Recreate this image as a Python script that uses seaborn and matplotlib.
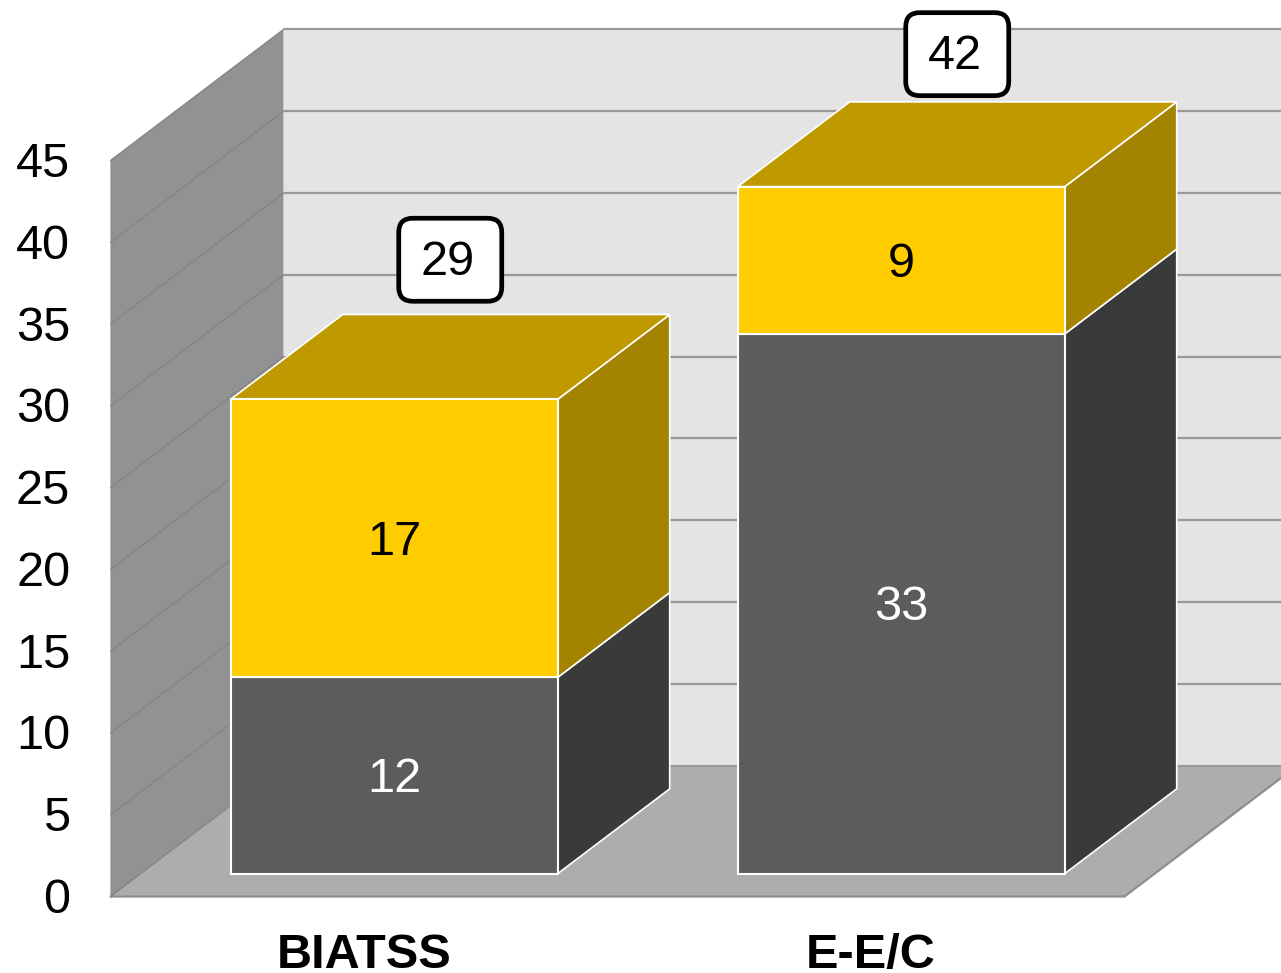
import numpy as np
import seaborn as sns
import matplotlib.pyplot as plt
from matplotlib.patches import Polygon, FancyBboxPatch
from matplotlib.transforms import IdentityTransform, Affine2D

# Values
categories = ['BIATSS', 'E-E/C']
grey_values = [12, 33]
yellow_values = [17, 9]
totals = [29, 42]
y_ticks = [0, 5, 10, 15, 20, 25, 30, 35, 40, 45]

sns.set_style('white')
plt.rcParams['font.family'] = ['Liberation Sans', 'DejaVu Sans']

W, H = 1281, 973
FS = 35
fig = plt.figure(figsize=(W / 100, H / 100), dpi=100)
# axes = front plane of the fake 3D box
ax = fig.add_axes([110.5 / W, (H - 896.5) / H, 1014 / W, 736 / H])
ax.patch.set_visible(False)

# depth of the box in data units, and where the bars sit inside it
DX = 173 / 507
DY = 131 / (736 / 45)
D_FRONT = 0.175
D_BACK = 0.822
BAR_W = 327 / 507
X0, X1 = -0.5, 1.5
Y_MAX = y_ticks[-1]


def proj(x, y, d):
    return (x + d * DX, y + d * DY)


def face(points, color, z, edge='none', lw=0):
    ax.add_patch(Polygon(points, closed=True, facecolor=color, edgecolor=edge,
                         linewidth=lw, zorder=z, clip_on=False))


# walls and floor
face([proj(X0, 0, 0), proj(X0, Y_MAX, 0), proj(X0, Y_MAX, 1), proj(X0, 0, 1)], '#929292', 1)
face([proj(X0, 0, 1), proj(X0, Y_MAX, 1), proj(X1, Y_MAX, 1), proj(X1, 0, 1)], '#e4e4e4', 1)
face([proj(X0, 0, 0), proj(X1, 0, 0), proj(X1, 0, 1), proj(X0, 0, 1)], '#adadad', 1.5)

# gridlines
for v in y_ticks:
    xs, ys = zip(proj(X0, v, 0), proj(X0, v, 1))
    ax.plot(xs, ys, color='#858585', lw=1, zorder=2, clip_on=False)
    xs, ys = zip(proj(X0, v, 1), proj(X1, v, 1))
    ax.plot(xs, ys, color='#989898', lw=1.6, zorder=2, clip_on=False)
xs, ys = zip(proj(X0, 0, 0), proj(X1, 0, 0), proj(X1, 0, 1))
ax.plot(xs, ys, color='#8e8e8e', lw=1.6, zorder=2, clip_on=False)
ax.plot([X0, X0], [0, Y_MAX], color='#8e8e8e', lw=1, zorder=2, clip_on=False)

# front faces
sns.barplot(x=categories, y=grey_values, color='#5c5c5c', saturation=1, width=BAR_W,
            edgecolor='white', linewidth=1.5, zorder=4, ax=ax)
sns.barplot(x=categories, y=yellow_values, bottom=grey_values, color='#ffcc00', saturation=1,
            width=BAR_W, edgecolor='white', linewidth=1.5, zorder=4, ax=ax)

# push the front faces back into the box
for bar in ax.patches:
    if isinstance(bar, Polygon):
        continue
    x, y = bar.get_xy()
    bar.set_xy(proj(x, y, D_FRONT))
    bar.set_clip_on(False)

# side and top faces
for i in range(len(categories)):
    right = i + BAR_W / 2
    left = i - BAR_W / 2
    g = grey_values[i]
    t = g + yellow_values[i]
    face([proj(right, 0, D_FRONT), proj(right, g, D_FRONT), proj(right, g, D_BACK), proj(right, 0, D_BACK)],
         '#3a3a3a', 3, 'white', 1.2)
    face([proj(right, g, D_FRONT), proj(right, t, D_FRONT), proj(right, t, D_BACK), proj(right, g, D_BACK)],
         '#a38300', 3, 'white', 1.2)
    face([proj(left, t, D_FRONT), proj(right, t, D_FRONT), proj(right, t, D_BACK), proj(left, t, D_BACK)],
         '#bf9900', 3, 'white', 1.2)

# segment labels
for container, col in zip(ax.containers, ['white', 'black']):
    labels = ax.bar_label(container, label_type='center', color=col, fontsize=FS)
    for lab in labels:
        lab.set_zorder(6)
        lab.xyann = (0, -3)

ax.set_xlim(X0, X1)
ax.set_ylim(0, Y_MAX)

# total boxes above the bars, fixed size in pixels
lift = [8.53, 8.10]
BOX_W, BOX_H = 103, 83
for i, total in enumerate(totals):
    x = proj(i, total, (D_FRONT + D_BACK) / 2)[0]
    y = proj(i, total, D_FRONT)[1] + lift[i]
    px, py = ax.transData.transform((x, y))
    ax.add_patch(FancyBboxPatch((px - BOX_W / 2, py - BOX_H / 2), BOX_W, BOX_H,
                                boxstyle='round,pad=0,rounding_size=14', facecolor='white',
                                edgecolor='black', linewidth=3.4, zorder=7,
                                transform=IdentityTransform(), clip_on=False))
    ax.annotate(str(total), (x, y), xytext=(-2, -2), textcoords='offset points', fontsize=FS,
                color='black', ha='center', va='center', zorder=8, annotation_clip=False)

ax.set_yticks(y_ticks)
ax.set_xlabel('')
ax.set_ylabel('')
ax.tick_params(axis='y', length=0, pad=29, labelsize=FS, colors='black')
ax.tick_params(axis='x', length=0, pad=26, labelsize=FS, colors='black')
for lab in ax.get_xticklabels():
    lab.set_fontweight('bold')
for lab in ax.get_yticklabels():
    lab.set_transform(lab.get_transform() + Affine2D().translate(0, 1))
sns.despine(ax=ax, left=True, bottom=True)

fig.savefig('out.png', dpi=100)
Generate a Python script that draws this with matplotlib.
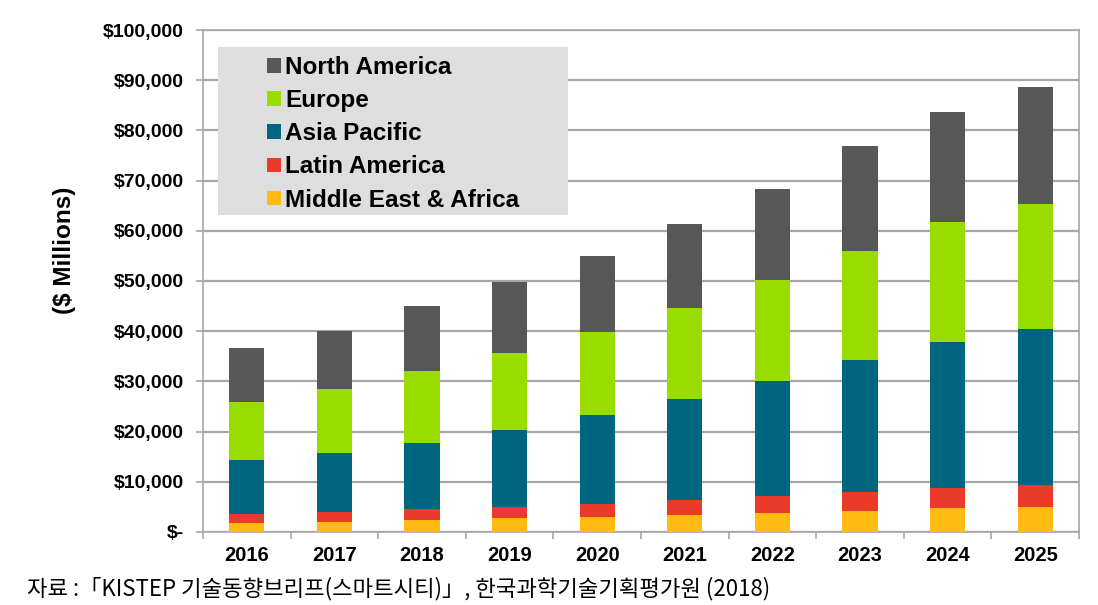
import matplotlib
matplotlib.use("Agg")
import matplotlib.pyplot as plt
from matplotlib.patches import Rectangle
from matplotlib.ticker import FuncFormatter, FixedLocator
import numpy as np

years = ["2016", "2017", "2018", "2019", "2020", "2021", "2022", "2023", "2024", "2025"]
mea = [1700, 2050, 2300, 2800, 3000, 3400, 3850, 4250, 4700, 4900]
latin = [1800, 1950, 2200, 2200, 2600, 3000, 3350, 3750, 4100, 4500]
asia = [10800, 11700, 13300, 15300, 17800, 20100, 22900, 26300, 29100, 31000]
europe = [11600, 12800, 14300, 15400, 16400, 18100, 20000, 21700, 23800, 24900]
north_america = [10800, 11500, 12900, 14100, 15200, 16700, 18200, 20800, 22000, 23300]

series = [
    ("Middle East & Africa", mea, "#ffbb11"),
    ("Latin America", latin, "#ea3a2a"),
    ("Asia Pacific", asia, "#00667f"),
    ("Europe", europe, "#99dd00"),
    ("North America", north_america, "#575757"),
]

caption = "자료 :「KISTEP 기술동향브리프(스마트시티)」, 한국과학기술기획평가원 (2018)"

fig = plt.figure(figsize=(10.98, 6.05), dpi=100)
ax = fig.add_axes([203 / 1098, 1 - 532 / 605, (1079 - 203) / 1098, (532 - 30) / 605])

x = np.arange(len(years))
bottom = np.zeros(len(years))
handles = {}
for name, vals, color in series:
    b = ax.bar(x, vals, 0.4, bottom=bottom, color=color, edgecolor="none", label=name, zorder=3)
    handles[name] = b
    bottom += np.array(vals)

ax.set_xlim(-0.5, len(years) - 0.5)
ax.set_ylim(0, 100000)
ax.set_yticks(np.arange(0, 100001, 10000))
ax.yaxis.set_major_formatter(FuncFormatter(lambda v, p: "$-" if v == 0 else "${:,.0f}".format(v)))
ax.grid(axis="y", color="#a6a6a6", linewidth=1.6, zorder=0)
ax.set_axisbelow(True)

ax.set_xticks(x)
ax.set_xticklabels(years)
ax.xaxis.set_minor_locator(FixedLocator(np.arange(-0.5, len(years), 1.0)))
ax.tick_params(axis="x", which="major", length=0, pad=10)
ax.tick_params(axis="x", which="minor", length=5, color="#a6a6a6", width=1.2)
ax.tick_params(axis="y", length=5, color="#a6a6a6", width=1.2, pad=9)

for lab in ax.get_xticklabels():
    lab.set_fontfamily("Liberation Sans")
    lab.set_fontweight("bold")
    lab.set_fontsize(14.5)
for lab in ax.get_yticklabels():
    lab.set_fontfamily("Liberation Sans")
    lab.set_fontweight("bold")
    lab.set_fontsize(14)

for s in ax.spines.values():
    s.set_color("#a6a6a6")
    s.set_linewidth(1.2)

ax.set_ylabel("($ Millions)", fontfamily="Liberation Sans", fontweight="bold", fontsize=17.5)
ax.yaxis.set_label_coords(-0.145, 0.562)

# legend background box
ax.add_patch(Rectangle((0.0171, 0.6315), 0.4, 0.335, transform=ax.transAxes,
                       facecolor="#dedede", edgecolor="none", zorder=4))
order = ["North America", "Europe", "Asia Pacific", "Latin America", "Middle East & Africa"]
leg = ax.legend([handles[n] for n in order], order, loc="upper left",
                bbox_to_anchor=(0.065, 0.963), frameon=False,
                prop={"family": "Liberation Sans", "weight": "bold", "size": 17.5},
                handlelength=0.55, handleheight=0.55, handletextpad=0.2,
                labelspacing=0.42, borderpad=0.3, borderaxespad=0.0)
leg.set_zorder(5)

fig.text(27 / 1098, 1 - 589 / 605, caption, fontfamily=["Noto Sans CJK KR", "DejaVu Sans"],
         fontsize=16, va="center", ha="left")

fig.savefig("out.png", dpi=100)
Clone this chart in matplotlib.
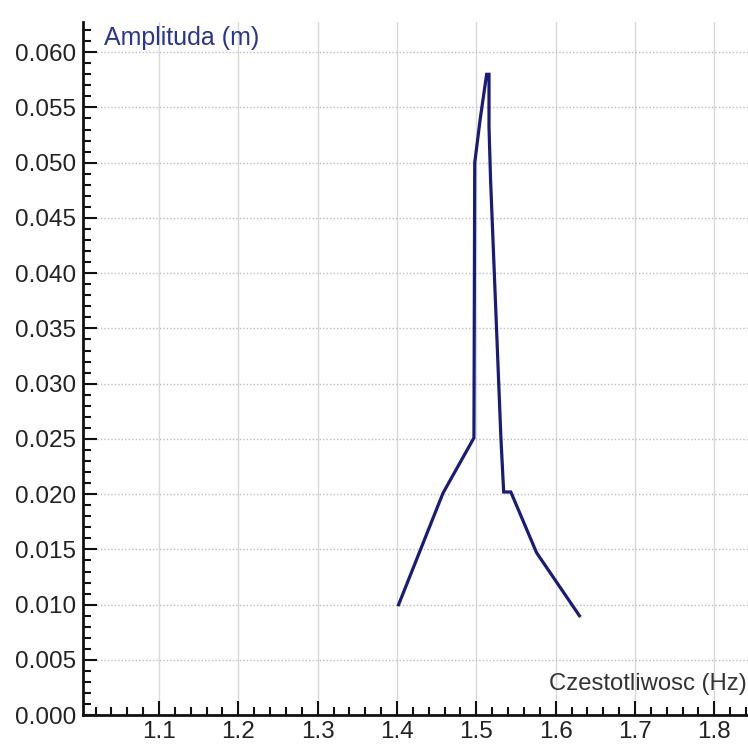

○ ○ ○ ○ ○ ○ ○

Stated task.
The required output is the exact run of lines from the start of the records through the line containing "ax.patch.set_visible(False)", both ends included, with no pictures.

Output of the exercise.
Recreate this image as a Python script that uses seaborn and matplotlib.
import numpy as np
import seaborn as sns
import matplotlib.pyplot as plt
from matplotlib.patches import Polygon, FancyBboxPatch
from matplotlib.transforms import IdentityTransform, Affine2D

# Values
categories = ['BIATSS', 'E-E/C']
grey_values = [12, 33]
yellow_values = [17, 9]
totals = [29, 42]
y_ticks = [0, 5, 10, 15, 20, 25, 30, 35, 40, 45]

sns.set_style('white')
plt.rcParams['font.family'] = ['Liberation Sans', 'DejaVu Sans']

W, H = 1281, 973
FS = 35
fig = plt.figure(figsize=(W / 100, H / 100), dpi=100)
# axes = front plane of the fake 3D box
ax = fig.add_axes([110.5 / W, (H - 896.5) / H, 1014 / W, 736 / H])
ax.patch.set_visible(False)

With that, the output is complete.